SHORT TASK -
Restate each line of the listing exactly, without carrying over any pictures.

========================================

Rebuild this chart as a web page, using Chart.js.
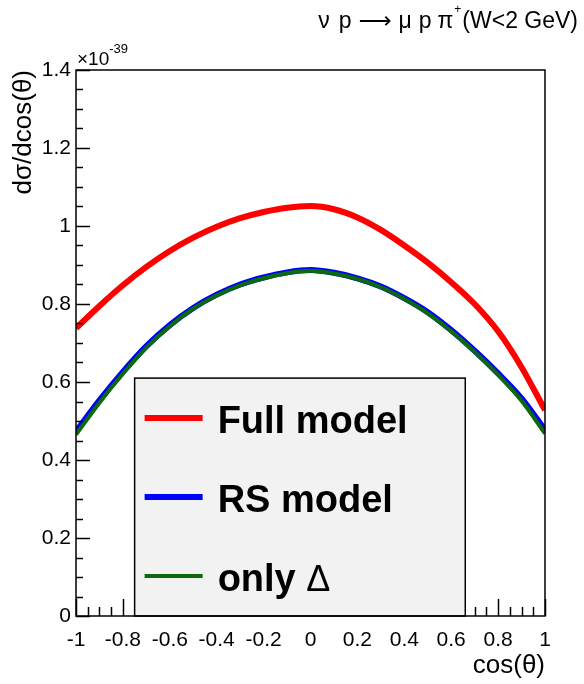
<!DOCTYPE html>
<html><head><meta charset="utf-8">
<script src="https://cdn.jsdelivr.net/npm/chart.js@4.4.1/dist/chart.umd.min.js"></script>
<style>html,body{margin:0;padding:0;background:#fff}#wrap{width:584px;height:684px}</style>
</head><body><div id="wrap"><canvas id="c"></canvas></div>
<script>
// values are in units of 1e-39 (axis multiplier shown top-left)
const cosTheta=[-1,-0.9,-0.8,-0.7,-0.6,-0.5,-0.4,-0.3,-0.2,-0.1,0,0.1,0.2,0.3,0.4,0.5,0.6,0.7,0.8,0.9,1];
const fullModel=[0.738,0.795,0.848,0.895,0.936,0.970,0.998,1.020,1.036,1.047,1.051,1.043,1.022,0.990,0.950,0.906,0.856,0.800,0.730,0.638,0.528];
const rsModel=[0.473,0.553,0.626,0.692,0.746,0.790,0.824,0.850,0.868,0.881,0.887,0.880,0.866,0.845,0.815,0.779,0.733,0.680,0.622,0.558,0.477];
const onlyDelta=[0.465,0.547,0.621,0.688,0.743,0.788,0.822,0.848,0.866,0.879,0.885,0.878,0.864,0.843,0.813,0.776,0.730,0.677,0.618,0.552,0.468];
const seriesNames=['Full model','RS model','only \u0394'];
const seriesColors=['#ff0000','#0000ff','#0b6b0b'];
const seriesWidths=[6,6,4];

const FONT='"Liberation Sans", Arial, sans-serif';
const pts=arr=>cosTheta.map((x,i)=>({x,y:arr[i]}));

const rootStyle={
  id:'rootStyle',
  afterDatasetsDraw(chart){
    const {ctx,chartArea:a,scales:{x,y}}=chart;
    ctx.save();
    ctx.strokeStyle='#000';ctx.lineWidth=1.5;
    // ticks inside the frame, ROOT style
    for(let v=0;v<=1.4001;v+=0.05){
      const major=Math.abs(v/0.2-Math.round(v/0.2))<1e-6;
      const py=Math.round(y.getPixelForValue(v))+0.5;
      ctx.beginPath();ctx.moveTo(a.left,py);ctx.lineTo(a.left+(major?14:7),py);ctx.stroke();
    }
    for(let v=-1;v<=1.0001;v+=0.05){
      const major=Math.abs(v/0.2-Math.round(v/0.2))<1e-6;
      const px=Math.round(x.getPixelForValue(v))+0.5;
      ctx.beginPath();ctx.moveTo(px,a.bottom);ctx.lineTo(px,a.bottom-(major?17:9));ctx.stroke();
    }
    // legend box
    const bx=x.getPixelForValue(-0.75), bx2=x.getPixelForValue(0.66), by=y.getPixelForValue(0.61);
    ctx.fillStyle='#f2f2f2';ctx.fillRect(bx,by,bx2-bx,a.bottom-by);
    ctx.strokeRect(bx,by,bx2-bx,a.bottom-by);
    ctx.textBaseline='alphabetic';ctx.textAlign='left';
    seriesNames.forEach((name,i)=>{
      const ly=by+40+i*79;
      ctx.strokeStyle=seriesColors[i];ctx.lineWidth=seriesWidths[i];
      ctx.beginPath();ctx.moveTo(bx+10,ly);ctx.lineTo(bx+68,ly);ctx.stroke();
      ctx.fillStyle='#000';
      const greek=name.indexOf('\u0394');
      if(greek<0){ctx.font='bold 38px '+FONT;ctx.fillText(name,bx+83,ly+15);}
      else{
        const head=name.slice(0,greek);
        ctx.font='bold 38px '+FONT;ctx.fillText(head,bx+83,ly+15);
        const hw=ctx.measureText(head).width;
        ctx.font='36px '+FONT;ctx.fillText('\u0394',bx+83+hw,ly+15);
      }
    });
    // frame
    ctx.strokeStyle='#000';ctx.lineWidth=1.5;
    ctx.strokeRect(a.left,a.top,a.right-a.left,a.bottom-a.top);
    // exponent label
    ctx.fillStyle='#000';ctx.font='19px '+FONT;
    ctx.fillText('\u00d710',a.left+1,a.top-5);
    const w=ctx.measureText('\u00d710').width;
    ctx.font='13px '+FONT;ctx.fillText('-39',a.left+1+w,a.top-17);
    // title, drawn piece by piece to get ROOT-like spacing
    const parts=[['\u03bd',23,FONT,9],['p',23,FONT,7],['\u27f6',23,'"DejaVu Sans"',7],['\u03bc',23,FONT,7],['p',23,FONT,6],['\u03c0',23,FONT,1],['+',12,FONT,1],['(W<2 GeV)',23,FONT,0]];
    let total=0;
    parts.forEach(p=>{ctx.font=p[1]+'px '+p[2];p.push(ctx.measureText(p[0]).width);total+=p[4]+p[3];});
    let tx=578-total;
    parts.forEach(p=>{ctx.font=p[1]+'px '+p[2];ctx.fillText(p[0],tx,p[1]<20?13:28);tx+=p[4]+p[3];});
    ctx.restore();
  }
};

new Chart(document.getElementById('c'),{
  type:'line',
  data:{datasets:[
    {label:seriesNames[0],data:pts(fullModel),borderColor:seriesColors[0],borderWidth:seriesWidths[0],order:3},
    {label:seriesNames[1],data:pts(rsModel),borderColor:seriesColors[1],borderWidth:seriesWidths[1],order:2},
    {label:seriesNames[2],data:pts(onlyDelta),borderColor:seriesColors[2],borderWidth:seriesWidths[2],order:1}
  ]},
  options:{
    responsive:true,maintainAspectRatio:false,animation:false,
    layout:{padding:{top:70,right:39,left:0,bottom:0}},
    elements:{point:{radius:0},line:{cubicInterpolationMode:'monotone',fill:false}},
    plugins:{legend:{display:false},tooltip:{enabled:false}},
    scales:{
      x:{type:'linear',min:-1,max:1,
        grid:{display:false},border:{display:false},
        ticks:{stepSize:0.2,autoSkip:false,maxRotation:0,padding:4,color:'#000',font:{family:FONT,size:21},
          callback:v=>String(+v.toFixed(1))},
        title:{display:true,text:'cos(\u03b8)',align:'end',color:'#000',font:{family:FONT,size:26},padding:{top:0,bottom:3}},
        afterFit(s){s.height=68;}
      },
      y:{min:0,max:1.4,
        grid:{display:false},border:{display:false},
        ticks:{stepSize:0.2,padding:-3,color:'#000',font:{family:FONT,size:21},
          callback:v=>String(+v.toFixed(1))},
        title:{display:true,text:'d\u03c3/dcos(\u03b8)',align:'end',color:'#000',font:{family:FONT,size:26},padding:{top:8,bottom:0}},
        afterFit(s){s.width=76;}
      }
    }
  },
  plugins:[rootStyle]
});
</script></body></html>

========================================

FINISHED EXERCISE -
Rebuild this chart as a web page, using Chart.js.
<!DOCTYPE html>
<html><head><meta charset="utf-8">
<script src="https://cdn.jsdelivr.net/npm/chart.js@4.4.1/dist/chart.umd.min.js"></script>
<style>html,body{margin:0;padding:0;background:#fff}#wrap{width:584px;height:684px}</style>
</head><body><div id="wrap"><canvas id="c"></canvas></div>
<script>
// values are in units of 1e-39 (axis multiplier shown top-left)
const cosTheta=[-1,-0.9,-0.8,-0.7,-0.6,-0.5,-0.4,-0.3,-0.2,-0.1,0,0.1,0.2,0.3,0.4,0.5,0.6,0.7,0.8,0.9,1];
const fullModel=[0.738,0.795,0.848,0.895,0.936,0.970,0.998,1.020,1.036,1.047,1.051,1.043,1.022,0.990,0.950,0.906,0.856,0.800,0.730,0.638,0.528];
const rsModel=[0.473,0.553,0.626,0.692,0.746,0.790,0.824,0.850,0.868,0.881,0.887,0.880,0.866,0.845,0.815,0.779,0.733,0.680,0.622,0.558,0.477];
const onlyDelta=[0.465,0.547,0.621,0.688,0.743,0.788,0.822,0.848,0.866,0.879,0.885,0.878,0.864,0.843,0.813,0.776,0.730,0.677,0.618,0.552,0.468];
const seriesNames=['Full model','RS model','only \u0394'];
const seriesColors=['#ff0000','#0000ff','#0b6b0b'];
const seriesWidths=[6,6,4];

const FONT='"Liberation Sans", Arial, sans-serif';
const pts=arr=>cosTheta.map((x,i)=>({x,y:arr[i]}));

const rootStyle={
  id:'rootStyle',
  afterDatasetsDraw(chart){
    const {ctx,chartArea:a,scales:{x,y}}=chart;
    ctx.save();
    ctx.strokeStyle='#000';ctx.lineWidth=1.5;
    // ticks inside the frame, ROOT style
    for(let v=0;v<=1.4001;v+=0.05){
      const major=Math.abs(v/0.2-Math.round(v/0.2))<1e-6;
      const py=Math.round(y.getPixelForValue(v))+0.5;
      ctx.beginPath();ctx.moveTo(a.left,py);ctx.lineTo(a.left+(major?14:7),py);ctx.stroke();
    }
    for(let v=-1;v<=1.0001;v+=0.05){
      const major=Math.abs(v/0.2-Math.round(v/0.2))<1e-6;
      const px=Math.round(x.getPixelForValue(v))+0.5;
      ctx.beginPath();ctx.moveTo(px,a.bottom);ctx.lineTo(px,a.bottom-(major?17:9));ctx.stroke();
    }
    // legend box
    const bx=x.getPixelForValue(-0.75), bx2=x.getPixelForValue(0.66), by=y.getPixelForValue(0.61);
    ctx.fillStyle='#f2f2f2';ctx.fillRect(bx,by,bx2-bx,a.bottom-by);
    ctx.strokeRect(bx,by,bx2-bx,a.bottom-by);
    ctx.textBaseline='alphabetic';ctx.textAlign='left';
    seriesNames.forEach((name,i)=>{
      const ly=by+40+i*79;
      ctx.strokeStyle=seriesColors[i];ctx.lineWidth=seriesWidths[i];
      ctx.beginPath();ctx.moveTo(bx+10,ly);ctx.lineTo(bx+68,ly);ctx.stroke();
      ctx.fillStyle='#000';
      const greek=name.indexOf('\u0394');
      if(greek<0){ctx.font='bold 38px '+FONT;ctx.fillText(name,bx+83,ly+15);}
      else{
        const head=name.slice(0,greek);
        ctx.font='bold 38px '+FONT;ctx.fillText(head,bx+83,ly+15);
        const hw=ctx.measureText(head).width;
        ctx.font='36px '+FONT;ctx.fillText('\u0394',bx+83+hw,ly+15);
      }
    });
    // frame
    ctx.strokeStyle='#000';ctx.lineWidth=1.5;
    ctx.strokeRect(a.left,a.top,a.right-a.left,a.bottom-a.top);
    // exponent label
    ctx.fillStyle='#000';ctx.font='19px '+FONT;
    ctx.fillText('\u00d710',a.left+1,a.top-5);
    const w=ctx.measureText('\u00d710').width;
    ctx.font='13px '+FONT;ctx.fillText('-39',a.left+1+w,a.top-17);
    // title, drawn piece by piece to get ROOT-like spacing
    const parts=[['\u03bd',23,FONT,9],['p',23,FONT,7],['\u27f6',23,'"DejaVu Sans"',7],['\u03bc',23,FONT,7],['p',23,FONT,6],['\u03c0',23,FONT,1],['+',12,FONT,1],['(W<2 GeV)',23,FONT,0]];
    let total=0;
    parts.forEach(p=>{ctx.font=p[1]+'px '+p[2];p.push(ctx.measureText(p[0]).width);total+=p[4]+p[3];});
    let tx=578-total;
    parts.forEach(p=>{ctx.font=p[1]+'px '+p[2];ctx.fillText(p[0],tx,p[1]<20?13:28);tx+=p[4]+p[3];});
    ctx.restore();
  }
};

new Chart(document.getElementById('c'),{
  type:'line',
  data:{datasets:[
    {label:seriesNames[0],data:pts(fullModel),borderColor:seriesColors[0],borderWidth:seriesWidths[0],order:3},
    {label:seriesNames[1],data:pts(rsModel),borderColor:seriesColors[1],borderWidth:seriesWidths[1],order:2},
    {label:seriesNames[2],data:pts(onlyDelta),borderColor:seriesColors[2],borderWidth:seriesWidths[2],order:1}
  ]},
  options:{
    responsive:true,maintainAspectRatio:false,animation:false,
    layout:{padding:{top:70,right:39,left:0,bottom:0}},
    elements:{point:{radius:0},line:{cubicInterpolationMode:'monotone',fill:false}},
    plugins:{legend:{display:false},tooltip:{enabled:false}},
    scales:{
      x:{type:'linear',min:-1,max:1,
        grid:{display:false},border:{display:false},
        ticks:{stepSize:0.2,autoSkip:false,maxRotation:0,padding:4,color:'#000',font:{family:FONT,size:21},
          callback:v=>String(+v.toFixed(1))},
        title:{display:true,text:'cos(\u03b8)',align:'end',color:'#000',font:{family:FONT,size:26},padding:{top:0,bottom:3}},
        afterFit(s){s.height=68;}
      },
      y:{min:0,max:1.4,
        grid:{display:false},border:{display:false},
        ticks:{stepSize:0.2,padding:-3,color:'#000',font:{family:FONT,size:21},
          callback:v=>String(+v.toFixed(1))},
        title:{display:true,text:'d\u03c3/dcos(\u03b8)',align:'end',color:'#000',font:{family:FONT,size:26},padding:{top:8,bottom:0}},
        afterFit(s){s.width=76;}
      }
    }
  },
  plugins:[rootStyle]
});
</script></body></html>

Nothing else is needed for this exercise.